> _Data shown_

============

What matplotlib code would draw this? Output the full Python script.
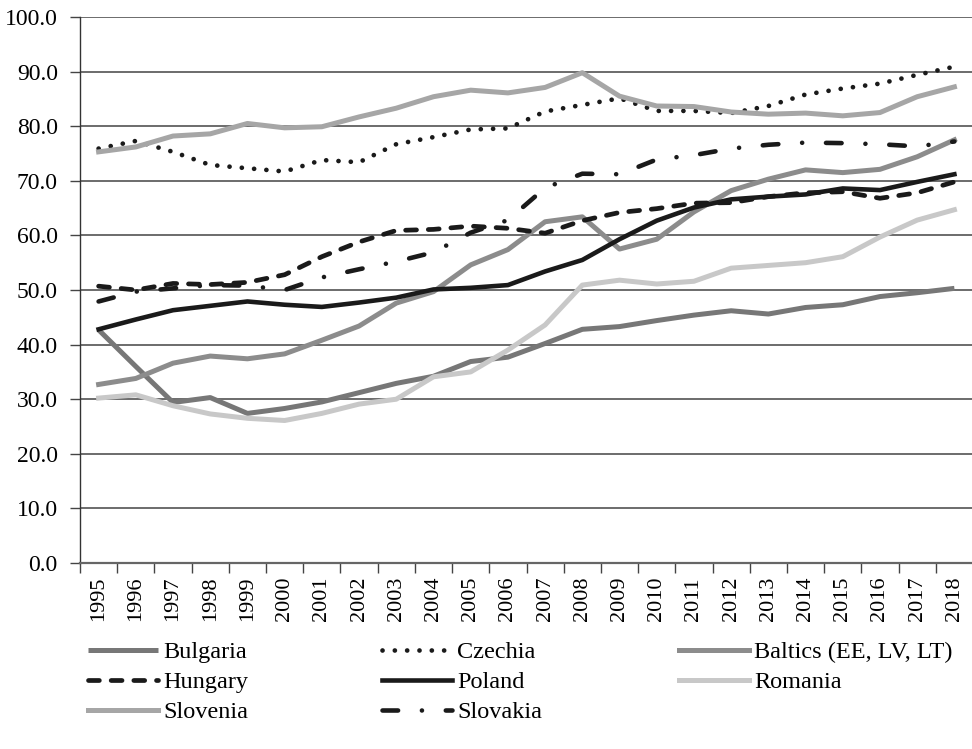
import matplotlib
matplotlib.use("Agg")
import matplotlib.pyplot as plt
from matplotlib.ticker import FixedLocator, FormatStrFormatter

plt.rcParams['font.family'] = ['Liberation Serif', 'DejaVu Serif']

years = [str(y) for y in range(1995, 2019)]

bulgaria = [42.7, 36.0, 29.4, 30.3, 27.4, 28.3, 29.5, 31.2, 32.9, 34.2, 36.9, 37.7,
            40.2, 42.8, 43.3, 44.4, 45.4, 46.2, 45.6, 46.8, 47.3, 48.8, 49.5, 50.3]
czechia = [75.9, 77.3, 75.3, 72.9, 72.3, 71.7, 73.8, 73.4, 76.7, 78.0, 79.4, 79.6,
           82.7, 83.9, 85.1, 82.8, 82.8, 82.4, 83.7, 85.8, 86.9, 87.8, 89.4, 90.9]
baltics = [32.7, 33.8, 36.6, 37.9, 37.4, 38.3, 40.8, 43.4, 47.6, 49.7, 54.6, 57.4,
           62.5, 63.4, 57.5, 59.3, 64.3, 68.2, 70.3, 72.0, 71.5, 72.1, 74.4, 77.5]
hungary = [50.7, 50.0, 51.2, 51.0, 51.4, 52.8, 56.1, 58.8, 60.9, 61.1, 61.7, 61.3,
           60.4, 62.7, 64.2, 64.9, 65.9, 66.0, 67.1, 67.8, 68.0, 66.8, 67.8, 69.8]
poland = [42.8, 44.6, 46.3, 47.1, 47.9, 47.3, 46.9, 47.7, 48.6, 50.1, 50.4, 50.9,
          53.4, 55.5, 59.3, 62.7, 65.1, 66.6, 67.1, 67.5, 68.6, 68.3, 69.8, 71.2]
romania = [30.2, 30.8, 28.8, 27.3, 26.5, 26.1, 27.4, 29.1, 30.0, 34.1, 35.0, 39.0,
           43.6, 50.9, 51.8, 51.1, 51.6, 54.0, 54.5, 55.0, 56.1, 59.7, 62.8, 64.7]
slovenia = [75.3, 76.2, 78.2, 78.6, 80.5, 79.7, 79.9, 81.7, 83.3, 85.4, 86.6, 86.1,
            87.1, 89.8, 85.5, 83.7, 83.6, 82.6, 82.2, 82.4, 81.9, 82.5, 85.4, 87.2]
slovakia = [47.9, 49.7, 50.3, 50.9, 50.8, 50.0, 52.3, 53.8, 55.2, 56.9, 60.5, 62.8,
            68.7, 71.3, 71.2, 73.9, 74.7, 75.9, 76.6, 77.0, 76.9, 76.7, 76.3, 77.2]

W, H = 972, 749
fig = plt.figure(figsize=(W / 100, H / 100), dpi=100)
ax = fig.add_axes([80 / W, 1 - 563 / H, (973 - 80) / W, (563 - 17) / H])

x = list(range(len(years)))
BLACK = '#1a1a1a'

series = [
    ('Bulgaria', bulgaria, dict(color='#777777', lw=3.6, solid_capstyle='butt')),
    ('Czechia', czechia, dict(color=BLACK, lw=3.4, dashes=(0.01, 2.6), dash_capstyle='round')),
    ('Baltics (EE, LV, LT)', baltics, dict(color='#8c8c8c', lw=3.6)),
    ('Hungary', hungary, dict(color=BLACK, lw=3.4, dashes=(2.3, 2.5), dash_capstyle='round')),
    ('Poland', poland, dict(color=BLACK, lw=3.3)),
    ('Romania', romania, dict(color='#c8c8c8', lw=3.6)),
    ('Slovenia', slovenia, dict(color='#a6a6a6', lw=3.6)),
    ('Slovakia', slovakia, dict(color=BLACK, lw=3.3, dashes=(3.4, 5.2, 0.01, 5.2), dash_capstyle='round')),
]

handles = {}
for name, vals, st in series:
    ln, = ax.plot(x, vals, label=name, zorder=3, solid_joinstyle='round', **st)
    handles[name] = ln

ax.set_xlim(-0.5, len(years) - 0.5)
ax.set_ylim(0, 100)
ax.set_yticks([i * 10 for i in range(11)])
ax.yaxis.set_major_formatter(FormatStrFormatter('%.1f'))
ax.yaxis.grid(True, color='#444444', lw=1.1, zorder=1)
ax.tick_params(axis='y', length=7, width=1.0, color='#444444', pad=9, labelsize=17)

ax.set_xticks(x)
ax.set_xticklabels(years, rotation=90, fontsize=16)
ax.xaxis.set_minor_locator(FixedLocator([i - 0.5 for i in range(len(years) + 1)]))
ax.tick_params(axis='x', which='major', length=0, pad=10)
ax.tick_params(axis='x', which='minor', length=7, width=1.0, color='#444444')

for s in ['top', 'right']:
    ax.spines[s].set_visible(False)
ax.spines['left'].set_color('#333333')
ax.spines['left'].set_linewidth(1.0)
ax.spines['bottom'].set_color('#666666')
ax.spines['bottom'].set_linewidth(1.6)

cols = [
    (88, ['Bulgaria', 'Hungary', 'Slovenia']),
    (382, ['Czechia', 'Poland', 'Slovakia']),
    (679, ['Baltics (EE, LV, LT)', 'Romania']),
]
for xpx, names in cols:
    fig.legend([handles[n] for n in names], names, loc='upper left',
               bbox_to_anchor=(xpx / W, 1 - 641 / H), frameon=False,
               fontsize=17.5, handlelength=2.9, handletextpad=0.2,
               borderpad=0, borderaxespad=0, labelspacing=0.33)

fig.savefig('out.png', dpi=100)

============

> _Task instructions_
Everything from the top line of the data down to and including the line with "years = [str(y) for y in range(1995, 2019)]" is to be copied, except the pictures.

> _Result_
What matplotlib code would draw this? Output the full Python script.
import matplotlib
matplotlib.use("Agg")
import matplotlib.pyplot as plt
from matplotlib.ticker import FixedLocator, FormatStrFormatter

plt.rcParams['font.family'] = ['Liberation Serif', 'DejaVu Serif']

years = [str(y) for y in range(1995, 2019)]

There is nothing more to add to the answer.